A Vision at the Lake Estate

1979-08-14

“The place visited is outside of our divisions of time, for even those who have passed away are present. It is a place where the psychic consciousness prevails, as is proved by “folded hands and a deep prayerful mood”. But here this consciousness is not only within; it is also manifested without—”“eyes closed” and “eyes open”. Two of the signs of the psychic were there; “simplicity and genuine faith without any kind of pretension.” There is also the characteristic of Grace from the spiritual planes; the “heavy rainfall.” The psychic's capacity to receive it is shown by the lake being full. The spontaneous attunement of the psychic with the beauty of Nature is spotlighted by the remembrance of the Mother's statement about the aesthetic sense of the Japanese. The lotuses white and red point to the presence of the Avatars; the Mother and Sri Aurobindo. The lilies point to the inherent purity of the beings in this plane. The automatic results of the movement of the beings here are symbolised by fruit found as if by magic in the hands when their palms are opened after the eyes have looked up.

“Champaklal's own psychic being is seen in the form of that “charming young boy” who comes to guide and who acts as if he knew Champaklal and with whom Champaklal too feels familiar. Some traits of the plane are revealed by the animals with whom the children are playing—the speed of spiritual progress (deer), strength with illumined wisdom (elephants), the Divine's power (horses), the Divine's light (cows). The ferocity and rapacity which are ordinarily associated with lions and tigers are found to be absent here since these animals are not to be observed. But the truth behind them is not lacking in spirituality; the lordly strength behind the lion and the fiery energy behind the tiger are part of the Divine's manifestation, but they belong to another dimension of the inner life than the psychic and, when that dimension merges with this, they will be realised. Note the reply of the boy, “The Mother has said that the time has not yet come for us to go where they are.”

“The Mother wants Champaklal to be acquainted through his own soul with the various projects for the psychic being's developing influence for the earth's future. The Mother is all-pervading, everywhere present to the soul in whatever aspect the soul shows.

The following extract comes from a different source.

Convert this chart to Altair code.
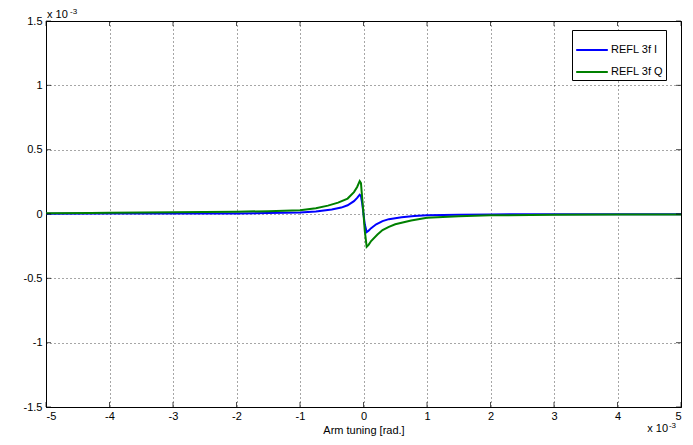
import altair as alt
import pandas as pd

# values in units of 1e-3
x_i = [-5, -4, -3, -2, -1.5, -1, -0.75, -0.5, -0.35, -0.25, -0.15, -0.1, -0.06, -0.04, -0.02, 0,
       0.02, 0.05, 0.08, 0.12, 0.2, 0.3, 0.4, 0.6, 0.8, 1, 1.5, 2, 3, 4, 5]
y_i = [0.002, 0.003, 0.003, 0.004, 0.008, 0.012, 0.02, 0.035, 0.05, 0.068, 0.1, 0.125, 0.15, 0.14, 0.08, 0,
       -0.08, -0.14, -0.13, -0.11, -0.08, -0.055, -0.04, -0.025, -0.015, -0.01, -0.005, -0.003, -0.002, -0.001, -0.001]

x_q = [-5, -4.3, -4, -3, -2, -1.5, -1, -0.75, -0.56, -0.4, -0.25, -0.15, -0.1, -0.06, -0.04, -0.02, 0,
       0.02, 0.05, 0.08, 0.12, 0.22, 0.3, 0.4, 0.5, 0.75, 1, 1.5, 2, 3, 4, 5]
y_q = [0.005, 0.008, 0.01, 0.013, 0.018, 0.022, 0.03, 0.045, 0.065, 0.088, 0.12, 0.17, 0.21, 0.255, 0.24, 0.12, 0,
       -0.13, -0.255, -0.24, -0.21, -0.16, -0.125, -0.1, -0.08, -0.05, -0.03, -0.018, -0.01, -0.006, -0.004, -0.003]

series = ["REFL 3f I", "REFL 3f Q"]
colors = ["#0000ff", "#008000"]
x_ticks = [-5, -4, -3, -2, -1, 0, 1, 2, 3, 4, 5]
y_ticks = [-1.5, -1, -0.5, 0, 0.5, 1, 1.5]
exp_base = ["x 10"]
exp_pow = ["-3"]

df = pd.DataFrame(
    {"x": x_i + x_q,
     "y": y_i + y_q,
     "s": [series[0]] * len(x_i) + [series[1]] * len(x_q),
     "o": list(range(len(x_i))) + list(range(len(x_q)))}
)
dxt = pd.DataFrame({"v": x_ticks})
dyt = pd.DataFrame({"v": y_ticks})
dex = pd.DataFrame({"b": exp_base, "p": exp_pow})

FONT = "Liberation Sans"
xs = alt.Scale(domain=[-5, 5], nice=False, zero=False)
ys = alt.Scale(domain=[-1.5, 1.5], nice=False, zero=False)

xaxis = alt.Axis(values=x_ticks, title="Arm tuning [rad.]", labelExpr="toString(datum.value)",
                 grid=True, ticks=False, labelPadding=3, titlePadding=3)
yaxis = alt.Axis(values=y_ticks, title=None, labelExpr="toString(datum.value)",
                 grid=True, ticks=False, labelPadding=4)

lines = alt.Chart(df).mark_line(strokeWidth=2).encode(
    x=alt.X("x:Q", scale=xs, axis=xaxis),
    y=alt.Y("y:Q", scale=ys, axis=yaxis),
    color=alt.Color("s:N", scale=alt.Scale(domain=series, range=colors),
                    legend=alt.Legend(title=None, orient="none", legendX=526, legendY=9,
                                      symbolType="stroke", symbolSize=1000, symbolStrokeWidth=2,
                                      labelFont=FONT, labelFontSize=11, labelColor="black",
                                      strokeColor="black", fillColor="white", padding=3,
                                      rowPadding=0, labelOffset=2)),
    order="o:Q",
)

tb = alt.Chart(dxt).mark_tick(orient="vertical", size=5, thickness=1, color="black", yOffset=-2.5).encode(
    x=alt.X("v:Q", scale=xs), y=alt.datum(-1.5, scale=ys))
tt = alt.Chart(dxt).mark_tick(orient="vertical", size=5, thickness=1, color="black", yOffset=2.5).encode(
    x=alt.X("v:Q", scale=xs), y=alt.datum(1.5, scale=ys))
tl = alt.Chart(dyt).mark_tick(orient="horizontal", size=5, thickness=1, color="black", xOffset=2.5).encode(
    y=alt.Y("v:Q", scale=ys), x=alt.datum(-5, scale=xs))
tr = alt.Chart(dyt).mark_tick(orient="horizontal", size=5, thickness=1, color="black", xOffset=-2.5).encode(
    y=alt.Y("v:Q", scale=ys), x=alt.datum(5, scale=xs))

ex1 = alt.Chart(dex).mark_text(align="left", baseline="bottom", dx=1, dy=-1,
                               font=FONT, fontSize=11, color="black").encode(
    text="b:N", x=alt.datum(-5, scale=xs), y=alt.datum(1.5, scale=ys))
ex2 = alt.Chart(dex).mark_text(align="left", baseline="bottom", dx=24, dy=-5,
                               font=FONT, fontSize=8, color="black").encode(
    text="p:N", x=alt.datum(-5, scale=xs), y=alt.datum(1.5, scale=ys))
ex3 = alt.Chart(dex).mark_text(align="right", baseline="bottom", dx=-13, dy=27,
                               font=FONT, fontSize=11, color="black").encode(
    text="b:N", x=alt.datum(5, scale=xs), y=alt.datum(-1.5, scale=ys))
ex4 = alt.Chart(dex).mark_text(align="right", baseline="bottom", dx=-5, dy=23,
                               font=FONT, fontSize=8, color="black").encode(
    text="p:N", x=alt.datum(5, scale=xs), y=alt.datum(-1.5, scale=ys))

chart = alt.layer(lines, tb, tt, tl, tr, ex1, ex2, ex3, ex4).properties(
    width=635, height=386,
    padding={"left": 38, "top": 13, "right": 4, "bottom": 30},
    autosize=alt.AutoSizeParams(type="none"),
    background="white",
).configure_view(stroke="black", strokeWidth=1).configure_axis(
    labelFont=FONT, labelFontSize=11, labelColor="black", titleFont=FONT, titleFontSize=11,
    titleFontWeight="normal", titleColor="black", domainColor="black", gridColor="black",
    gridDash=[1, 3], gridOpacity=0.7,
)

chart.save("out.html", embed_options={"renderer": "svg", "actions": False})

“And the soul itself too is not bound to one place; its opening to the Mother gives it the ability to be everywhere. And both the facts bring great joy.

“The psychic plane is not static. There are lessons to be learned from the Divine all the while and at every stage of the soul's experience after its entry there during its sadhana. The Prasad Bhavan stands for the central point of the plane, where the psychic's intrinsic sweetness is most directly and intensely experienced. It is approachable only by those who live in the psychic consciousness. A symbol of the psychic nature's self-giving is the gigantic Service Tree in full bloom; but the branches touching the ground and barring the way shows that one cannot develop the Service-temper easily. A secret has to be found. A small pillar signifying perhaps some stiffness in the being has to be put down. The boy pressing his foot on it seems to suggest this.

“Past the sharing of the Service-temper there is the dome-shaped building. Possibly the dome represents a rounding-off, a completeness of being. It is also evocative of the sense of the sky which appears like a dome. This evocation would mean the Overhead Consciousness with which the psychic has to link up. Within this dome-shaped building is what I have called the central point of the psychic plane, the Prasad Bhavan where there is, as it were, the quintessence of the Divine. It is a deep core surrounded by a wall (with no door or window) where one may have the experience which an Aurobindonian poet has expressed in regard to the Divine Mother:

Your spirit is my spirit, deep in the deep,
Walled by a wizardry of shining sleep.

“Here within a golden circle an opening is made to the overhead Sun of the planes beyond the mind, the planes which rise ultimately into the Supramental. In its own manner the psychic plane represents the Transcendent, for it is a projection directly from the Highest to stand behind the universal manifestation. And it is from this inmost fusion of the soul-plane with the supreme station of the Divine that a dish, giving what we have named the quintessence of the Divine, comes out, bringing the marvellous Prasad.

“While Champaklal is coming out of the Bhavan he gets a view of the vital world under the psychic influence—the exceptionally pretty fishes of varied forms and colours. Champaklal draws an inference about earthly food being cooked in the future by solar energy. His inference is symbolic too. It implies that we shall live on an earth whose sustenance of us will be derived from the Supramental Light.

“The closing words of the Mother mean that what she is preparing for us by way of psychic experience is not yet ready. But before we share our life with her in our depths we may be assured that even in our present half-developed condition the Mother is always with us.”